República de las Letras

NAVIDAD DEL 68

Siempre recuerdo la Navidad en mi barrio las tardes arrecidas al ocaso, invierno triste, solitario y frío

Siempre recuerdo la Navidad en mi barrio a esa hora imprecisa en que, acabado el día, comienza a anochecer: desde mi azotea, en las cumbres de la Sierra de Gádor, el ocaso rojo y ocre vestía poco a poco su traje de noche, azulado y violáceo, elevaba sobre los terrados, aquellos pobres terrados del barrio obrero, reverberos de cal de los muros y de azulete de los tenderetes, resolvía sombras de hollín en las bocas de las chimeneas y apagaba el resol del jabelgo rosado de la torre de la Iglesia en torno a las graves, sempiternas campanas. Abajo, por las calles de tierra, bombillas incompetentes en la tarde fría. Y sobre los ricos aleros o las pobres cornisas el cielo agrisado aún no lucía el titilo inocente y secular de las estrellas. Hora mágica esta de la tarde de Navidad. Hora solitaria, fría tarde recorrida en doce callejas apenas, ni un niño, ni una vieja tapándose la boca con su mantón, quizá si algún muchachote retrasado en la visita a la novia. Siempre recuerdo la Navidad en mi barrio las tardes arrecidas al ocaso, invierno triste, solitario y frío.

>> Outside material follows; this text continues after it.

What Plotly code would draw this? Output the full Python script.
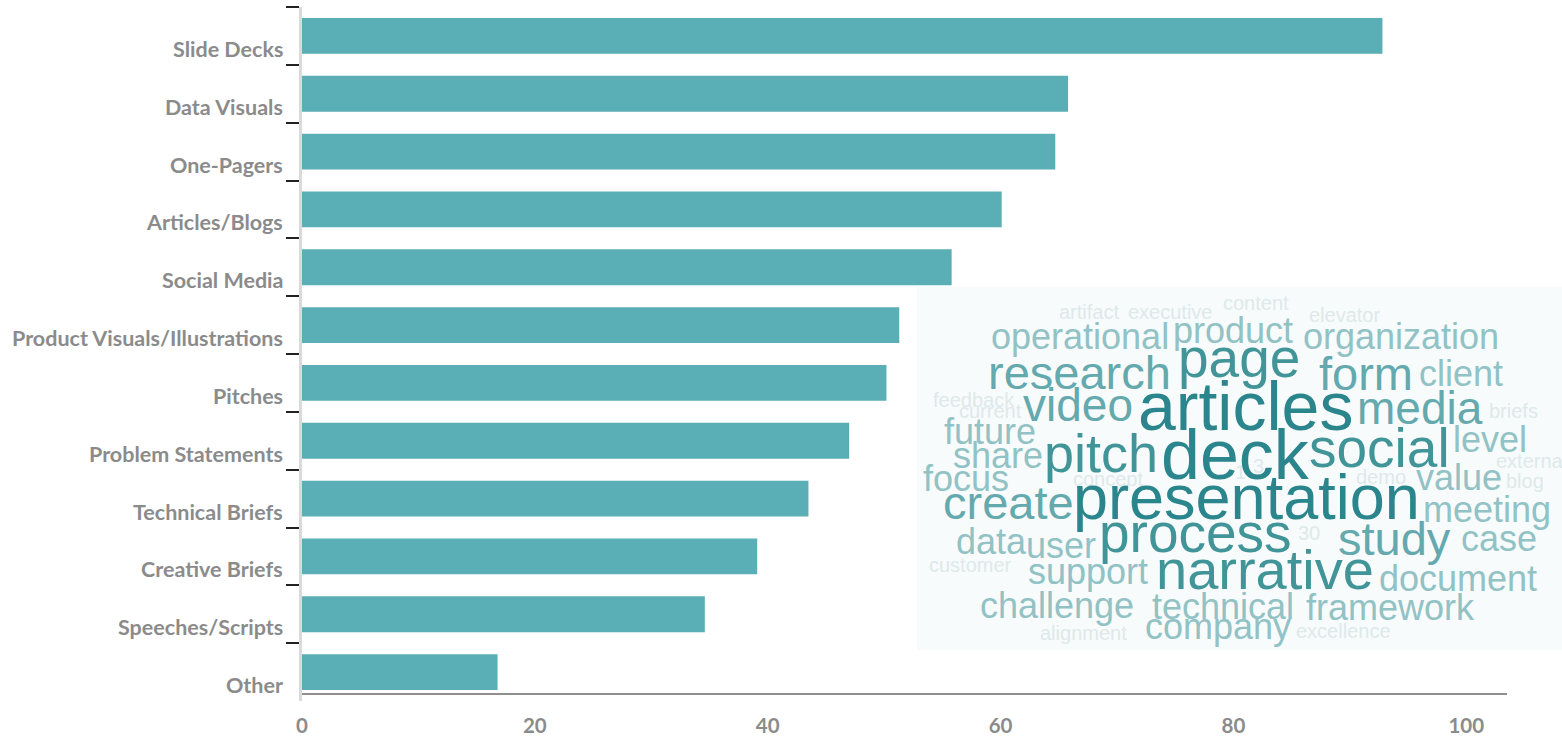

Y la Navidad era también pobre. Nada más lejos del edulcorado Hollywood o de los pavos madrileños de los No-Dos. Aquella Navidad era de mantecados envueltos en papel seda -unos que se volvían masa en la boca- y de peladillas, piñones, higos, dátiles, pasas... Y, sobre todo, anís. Porque aquella Navidad no necesitaba de encantos ajenos, tenía los suyos propios: mi madre también hizo unos pollos rellenos, mi padre otra vez llegó tarde a cenar, pero trajo una caja de mantecados, y mi abuela volvió a cantar, para nuestro regocijo, sus viejos villancicos picantes.

Pero ya empezábamos a vernos incómodos en las celebraciones familiares navideñas: nuestra adolescencia nos empujaba a salir con otros amigos del barrio. Y nos íbamos recogiendo unos a otros, casa por casa. Y en todas, como era costumbre en Navidad poner en la entrada, sobre la máquina de coser o en la mesa camilla, una bandejita o un plato con mantecados y una botella de anís dulce, se nos convidaba -la madre correspondiente nos acompañaba, por reírse de nuestras bromas exentas de maldad-. Al cabo, entonados por el anís, menuda tarde nos habíamos pasado, copita va y copita viene, recogiendo a los amigos para ir a… ¿a dónde, que se nos había olvidado?

Navidad fría y sola del 68 en el barrio obrero. Tañido musitado de la campana llamando a misa del gallo.